Ce mélange de sacré et de profane est caractéristique de l’écriture rabelaisienne, qui joue avec les limites entre sérieux et grotesque pour souligner les incohérences des valeurs dominantes.
Un éloge humaniste de du savoir-vivre
Au-delà des plaisanteries et de l’ironie, ce chapitre illustre une vision profondément humaniste de la vie. Frère Jean critique non seulement les excès de l’Église, mais aussi l’érudition inutile. Il déclare avec humour :
« En notre abbaye nous n’étudions jamais, de peur d’attraper la grosse tête. »

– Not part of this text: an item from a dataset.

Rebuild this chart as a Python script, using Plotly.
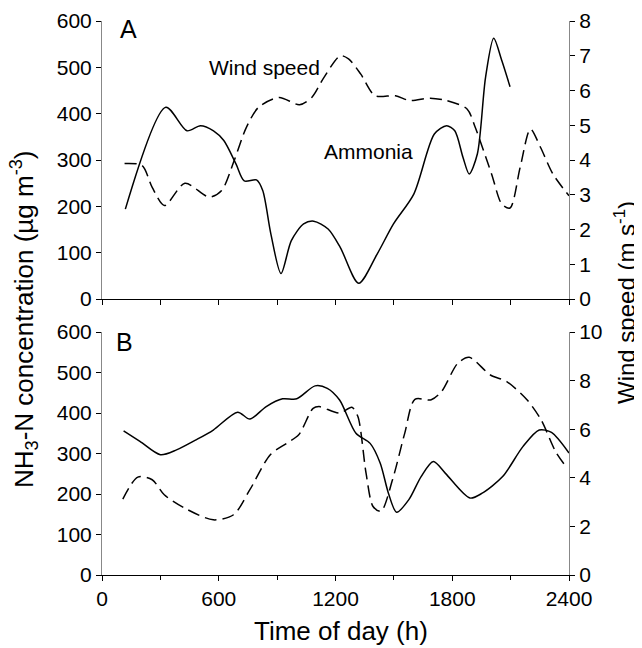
import plotly.graph_objects as go
from plotly.subplots import make_subplots

# Panel A - ammonia (solid)
hA_nh3 = [120, 328, 437, 506, 573, 626, 689, 731, 794, 826, 868, 920, 973, 1036, 1088, 1162, 1225, 1319,
          1414, 1498, 1603, 1708, 1771, 1813, 1855, 1887, 1929, 1971, 2013, 2055, 2097]
nh3A = [194, 414, 363, 374, 363, 342, 291, 255, 257, 234, 140, 55, 126, 162, 168, 151, 111, 34,
        97, 162, 227, 356, 374, 363, 306, 270, 313, 478, 563, 514, 458]

# Panel A - wind speed (dashed)
hA_ws = [116, 206, 258, 321, 426, 552, 615, 679, 742, 805, 910, 1015, 1078, 1141, 1225, 1267, 1330, 1403,
         1508, 1582, 1687, 1771, 1876, 1918, 2002, 2055, 2097, 2149, 2202, 2254, 2317, 2400]
wsA = [3.9, 3.84, 3.21, 2.69, 3.33, 2.93, 3.12, 3.98, 4.94, 5.52, 5.80, 5.59, 5.80, 6.38, 7.00, 6.91, 6.47, 5.85,
       5.85, 5.71, 5.78, 5.71, 5.47, 4.94, 3.60, 2.73, 2.62, 3.79, 4.89, 4.36, 3.60, 2.97]

# Panel B - ammonia (solid)
hB_nh3 = [111, 195, 300, 383, 488, 572, 697, 760, 844, 928, 1001, 1095, 1158, 1221, 1305, 1378, 1430, 1472,
          1514, 1577, 1640, 1703, 1765, 1891, 1954, 2059, 2163, 2247, 2310, 2400]
nh3B = [356, 330, 297, 309, 335, 358, 402, 385, 416, 435, 435, 467, 461, 432, 350, 325, 276, 202,
        155, 186, 243, 280, 251, 190, 202, 243, 317, 358, 352, 301]

# Panel B - wind speed (dashed)
hB_ws = [107, 184, 258, 320, 425, 572, 676, 760, 865, 949, 1011, 1085, 1116, 1221, 1284, 1315, 1357, 1393,
         1434, 1493, 1556, 1608, 1692, 1745, 1828, 1887, 1996, 2080, 2184, 2257, 2331, 2384]
wsB = [3.12, 4.03, 3.92, 3.30, 2.75, 2.27, 2.48, 3.51, 4.95, 5.42, 5.77, 6.86, 6.93, 6.66, 6.90, 6.52, 4.19, 2.82,
       2.62, 3.92, 5.84, 7.23, 7.21, 7.55, 8.71, 8.96, 8.23, 7.96, 7.21, 6.38, 5.08, 4.47]

FONT = "Liberation Sans, Arial, sans-serif"
OFF = 8  # page body margin
W, H = 634, 640
L, R, T, B = 102 - OFF, 634 - (569 - OFF), 21 - OFF, 640 - (575 - OFF)
pw, ph = W - L - R, H - T - B

fig = make_subplots(rows=2, cols=1, specs=[[{"secondary_y": True}], [{"secondary_y": True}]],
                    vertical_spacing=0.06)

solid = dict(color="black", width=1.5, shape="spline", smoothing=0.8)
dashed = dict(color="black", width=1.5, shape="spline", smoothing=0.8, dash="12px,6px")

fig.add_trace(go.Scatter(x=hA_nh3, y=nh3A, mode="lines", line=solid), row=1, col=1, secondary_y=False)
fig.add_trace(go.Scatter(x=hA_ws, y=wsA, mode="lines", line=dashed), row=1, col=1, secondary_y=True)
fig.add_trace(go.Scatter(x=hB_nh3, y=nh3B, mode="lines", line=solid), row=2, col=1, secondary_y=False)
fig.add_trace(go.Scatter(x=hB_ws, y=wsB, mode="lines", line=dashed), row=2, col=1, secondary_y=True)

axcommon = dict(showgrid=False, zeroline=False, showline=True, linewidth=1,
                ticks="outside", ticklen=5, tickcolor="black", automargin=False,
                tickfont=dict(family=FONT, size=21, color="black"))

fig.update_xaxes(range=[0, 2400], dtick=300, linecolor="black", **axcommon)
fig.update_xaxes(showticklabels=False, row=1, col=1)
fig.update_xaxes(dtick=600, minor=dict(dtick=300, ticks="outside", ticklen=4, tickcolor="black"),
                 row=2, col=1)

fig.update_yaxes(range=[0, 600], dtick=100, linecolor="#888", **axcommon)
fig.update_yaxes(range=[0, 8], dtick=1, row=1, col=1, secondary_y=True)
fig.update_yaxes(range=[0, 10], dtick=2, row=2, col=1, secondary_y=True)

top_lo = (575 - 299) / 554
bot_hi = (575 - 332) / 554
fig.update_layout(
    width=W, height=H,
    margin=dict(l=L, r=R, t=T, b=B),
    plot_bgcolor="white", paper_bgcolor="white",
    showlegend=False,
    font=dict(family=FONT, color="black"),
    xaxis=dict(domain=[0, 1]), xaxis2=dict(domain=[0, 1]),
    yaxis=dict(domain=[top_lo, 1.0]), yaxis2=dict(domain=[top_lo, 1.0]),
    yaxis3=dict(domain=[0.0, bot_hi]), yaxis4=dict(domain=[0.0, bot_hi]),
)

ann = dict(showarrow=False, font=dict(family=FONT, size=21, color="black"))
big = dict(family=FONT, size=25, color="black")
fig.add_annotation(x=136, y=583, xref="x", yref="y", text="A", font=big, showarrow=False)
fig.add_annotation(x=118, y=576, xref="x2", yref="y3", text="B", font=big, showarrow=False)
fig.add_annotation(x=833, y=500, xref="x", yref="y", text="Wind speed", **ann)
fig.add_annotation(x=1369, y=318, xref="x", yref="y", text="Ammonia", **ann)


def px(x, y):
    # screenshot pixel -> paper coords
    return (x - OFF - L) / pw, (H - B - (y - OFF)) / ph


centred = dict(xref="paper", yref="paper", xanchor="center", yanchor="middle", showarrow=False)
x0, y0 = px(24, 319)
fig.add_annotation(x=x0, y=y0, text="NH<sub>3</sub>-N concentration (µg m<sup>-3</sup>)",
                   textangle=-90, font=dict(family=FONT, size=26, color="black"), **centred)
x0, y0 = px(341, 631)
fig.add_annotation(x=x0, y=y0, text="Time of day (h)",
                   font=dict(family=FONT, size=26, color="black"), **centred)
x0, y0 = px(625, 303)
fig.add_annotation(x=x0, y=y0, text="Wind speed (m s<sup>-1</sup>)", textangle=-90,
                   font=dict(family=FONT, size=24, color="black"), **centred)

fig.write_html("out.html")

Cette phrase, apparemment légère, cache une critique de l’éducation élitiste et théorique qui domine à l’époque. Pour Rabelais, le savoir ne doit pas être un fardeau intellectuel, mais une source de joie et d’utilité. Frère Jean incarne une sagesse populaire, qui valorise l’action et l’expérience directe sur l’étude stérile.
Le langage de Frère Jean, parsemé de jurons et d’expressions populaires, contraste avec la langue sophistiquée des clercs. Ses “fleurs de rhétorique cicéronienne”, comme il les appelle ironiquement, illustrent une volonté de se rapprocher du peuple et de rendre la parole vivante. Cette approche reflète l’idéal rabelaisien d’une culture accessible, qui mêle le haut et le bas, le sérieux et le comique.
Enfin, le chapitre se termine sur une note de célébration : Frère Jean exalte la camaraderie, la bonne chère et le vin, éléments centraux de l’humanisme rabelaisien. Sa déclaration :
« Crac, crac, crac, que Dieu est bon, qui nous donne ce bon vin ! »
résonne comme une affirmation joyeuse de la vie et de ses plaisirs.
Le chapitre 39 de Gargantua est une pièce maîtresse de l’œuvre, où Rabelais donne à Frère Jean des Entommeures un rôle central pour exprimer ses idées humanistes. Par son franc-parler, son humour et son appétit de vivre, le moine incarne une critique des hypocrisies religieuses et sociales tout en exaltant les valeurs de partage, de simplicité et de jouissance. Ce chapitre, comme l’ensemble de Gargantua, célèbre l’idée que l’humanité s’épanouit non dans la contrainte, mais dans la liberté et la convivialité.